P.S. I’m watching the BBC News 24 talking to Carla Lane, the former writer of pretentious sitcoms, and now an animal rights campaigner, about the proposed new laws to stop animal rights protestors. The reporter said to her that “This is fair enough, surely?”, and seemed genuinely surprised when Carla – looking pretty mad, it has to be said, and speaking a bit like Ozzy Osbourne – disagreed. Scientists only have a right to be protected from violence, not anything else, such as continual harrassment in their daily life, she said. (There was then a good response from a scientist.)

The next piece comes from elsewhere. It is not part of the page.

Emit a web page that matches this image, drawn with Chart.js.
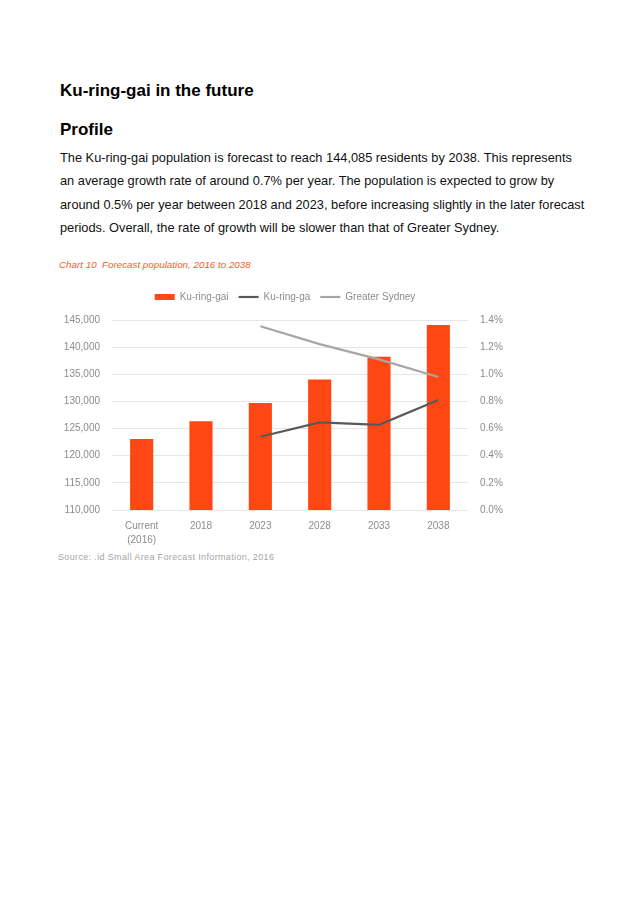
<!DOCTYPE html>
<html>
<head>
<meta charset="utf-8">
<script src="https://cdn.jsdelivr.net/npm/chart.js@4"></script>
<style>
  html, body { margin: 0; padding: 0; background: #fff; }
  body { width: 637px; height: 902px; position: relative; font-family: "Liberation Sans", Arial, sans-serif; color: #000; }
  .abs { position: absolute; white-space: nowrap; }
  #title { left: 60px; top: 81px; font-size: 17px; line-height: 20px; font-weight: bold; }
  #profile { left: 60px; top: 120px; font-size: 17px; line-height: 20px; font-weight: bold; }
  #para { left: 60px; top: 146px; font-size: 12.8px; line-height: 23.3px; color: #111; }
  #caption { left: 59px; top: 259px; font-size: 9.8px; line-height: 12px; font-style: italic; color: #ff5a28; }
  #source { left: 58px; top: 551px; font-size: 9px; line-height: 12px; color: #a6a6a6; letter-spacing: 0.35px; }
  #wrap { position: absolute; left: 50px; top: 280px; width: 470px; height: 270px; }
</style>
</head>
<body>
<div class="abs" id="title">Ku-ring-gai in the future</div>
<div class="abs" id="profile">Profile</div>
<div class="abs" id="para">The Ku-ring-gai population is forecast to reach 144,085 residents by 2038. This represents<br>an average growth rate of around 0.7% per year. The population is expected to grow by<br>around 0.5% per year between 2018 and 2023, before increasing slightly in the later forecast<br>periods. Overall, the rate of growth will be slower than that of Greater Sydney.</div>
<div class="abs" id="caption">Chart 10&nbsp; Forecast population, 2016 to 2038</div>
<div id="wrap"><canvas id="popChart" width="470" height="270"></canvas></div>
<div class="abs" id="source">Source: .id Small Area Forecast Information, 2016</div>

<script>
// ========== DADOS ==========
const categorias = [['Current', '(2016)'], '2018', '2023', '2028', '2033', '2038'];
const populacao = [123100, 126350, 129700, 134050, 138250, 144085];
const crescimentoKuRingGai = [null, null, 0.54, 0.645, 0.628, 0.81];
const crescimentoSydney = [null, null, 1.354, 1.222, 1.11, 0.98];
const legendas = ['Ku-ring-gai', 'Ku-ring-ga', 'Greater Sydney'];
const ticksPopulacao = [110000, 145000, 5000];
const ticksPercent = [0, 1.4, 0.2];

const corBarra = '#ff4713';
const corLinhaEscura = '#595959';
const corLinhaClara = '#a6a6a6';
const corTexto = '#8c8c8c';

let popChart = null;

// espaço extra entre a legenda e a área do gráfico
const espacoLegenda = {
    id: 'espacoLegenda',
    beforeInit(chart) {
        const fitOriginal = chart.legend.fit;
        chart.legend.fit = function() {
            fitOriginal.bind(chart.legend)();
            this.height += 8;
        };
    }
};

function criarGrafico() {
    const ctx = document.getElementById('popChart');
    if (!ctx) {
        console.error('Canvas não encontrado!');
        return;
    }

    popChart = new Chart(ctx.getContext('2d'), {
        data: {
            labels: categorias,
            datasets: [
                {
                    type: 'bar',
                    label: legendas[0],
                    data: populacao,
                    backgroundColor: corBarra,
                    borderWidth: 0,
                    categoryPercentage: 1,
                    barPercentage: 0.39,
                    yAxisID: 'y',
                    order: 1
                },
                {
                    type: 'line',
                    label: legendas[1],
                    data: crescimentoKuRingGai,
                    borderColor: corLinhaEscura,
                    backgroundColor: corLinhaEscura,
                    borderWidth: 2.2,
                    pointRadius: 0,
                    tension: 0,
                    yAxisID: 'y1',
                    order: 0
                },
                {
                    type: 'line',
                    label: legendas[2],
                    data: crescimentoSydney,
                    borderColor: corLinhaClara,
                    backgroundColor: corLinhaClara,
                    borderWidth: 2.2,
                    pointRadius: 0,
                    tension: 0,
                    yAxisID: 'y1',
                    order: 0
                }
            ]
        },
        plugins: [espacoLegenda],
        options: {
            responsive: false,
            animation: false,
            layout: { padding: { top: 2, left: 0, right: 0, bottom: 0 } },
            plugins: {
                tooltip: { enabled: false },
                legend: {
                    display: true,
                    position: 'top',
                    labels: {
                        usePointStyle: true,
                        pointStyleWidth: 20,
                        boxHeight: 6,
                        padding: 10,
                        color: corTexto,
                        font: { size: 10, family: 'Liberation Sans' },
                        sort: (a, b) => a.datasetIndex - b.datasetIndex,
                        generateLabels: function(chart) {
                            const itens = Chart.defaults.plugins.legend.labels.generateLabels(chart);
                            itens.forEach(function(item) {
                                const ds = chart.data.datasets[item.datasetIndex];
                                if (ds.type === 'line') {
                                    item.pointStyle = 'line';
                                    item.strokeStyle = ds.borderColor;
                                    item.lineWidth = 2.2;
                                } else {
                                    item.pointStyle = 'rect';
                                    item.fillStyle = ds.backgroundColor;
                                    item.lineWidth = 0;
                                }
                            });
                            return itens;
                        }
                    }
                }
            },
            scales: {
                x: {
                    grid: { display: false, drawTicks: false },
                    border: { display: false },
                    ticks: {
                        color: corTexto,
                        padding: 9,
                        maxRotation: 0,
                        font: { size: 10, family: 'Liberation Sans', lineHeight: 1.4 }
                    },
                    afterFit: function(scale) { scale.height = 40; }
                },
                y: {
                    position: 'left',
                    min: ticksPopulacao[0],
                    max: ticksPopulacao[1],
                    grid: { color: '#e6e6e6', lineWidth: 1, drawTicks: false },
                    border: { display: false },
                    ticks: {
                        stepSize: ticksPopulacao[2],
                        color: corTexto,
                        padding: 12,
                        font: { size: 10, family: 'Liberation Sans' },
                        callback: function(value) {
                            return value.toLocaleString('en-US');
                        }
                    },
                    afterFit: function(scale) { scale.width = 62; }
                },
                y1: {
                    position: 'right',
                    min: ticksPercent[0],
                    max: ticksPercent[1],
                    grid: { display: false, drawTicks: false },
                    border: { display: false },
                    ticks: {
                        stepSize: ticksPercent[2],
                        color: corTexto,
                        padding: 12,
                        font: { size: 10, family: 'Liberation Sans' },
                        callback: function(value) {
                            return value.toFixed(1) + '%';
                        }
                    },
                    afterFit: function(scale) { scale.width = 52; }
                }
            }
        }
    });
}

criarGrafico();
</script>
</body>
</html>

(Not a bias issue, really, just interesting).

Looking for the exit

Others have posted about use and abuse of casualty statistics on last night’s Panorama programme. It is odd that the BBC should reportedly promise not to broadcast what they then nevertheless did. The body of the programme was in keeping: emphatically-presented bad news for the coalition, about all the many obstacles to the coalition’s finding an exit strategy


‘to let them withdraw from Iraq in reasonably good order with at least some of their war aims intact’

It all made an unlikely prelude to John Simpson’s closing remarks. Any viewer who turned off before the end would have concluded that the BBC thought coalition failure likely, or even inevitable. John, it would seem, thinks otherwise:


However it would be wrong to conclude from all this that the process is bound to fail. In fact, I think it is bound to succeed. It’s just a pity that it has been so badly botched by so many people along the way.”

John has more insight than some in the BBC and this may represent his exit strategy for them from the situation in which their coverage of the last two years has placed them. If, a few years hence, Iraq has not subsided into chaos or a brutal regime like Saddam’s, they could still claim that the process of moving from Saddam to the present was so badly botched by so many people that it nevertheless fully merited all the hostile coverage it got.

This strategy could allow the BBC to withdraw from the Iraq issue in reasonably good order with at least some of its aims intact. It will face some difficulties, not least because it has been, and will probably continue to be, so badly botched by so many in the BBC along the way. However it would be wrong to conclude from this that the process is bound to fail. In fact, within the BBC itself at least, I fear it is bound to succeed. Less so with me, however. The Iraq war would be unique in military history if it had no foul-ups. But I shall rely on sources other than the BBC to tell me what they were.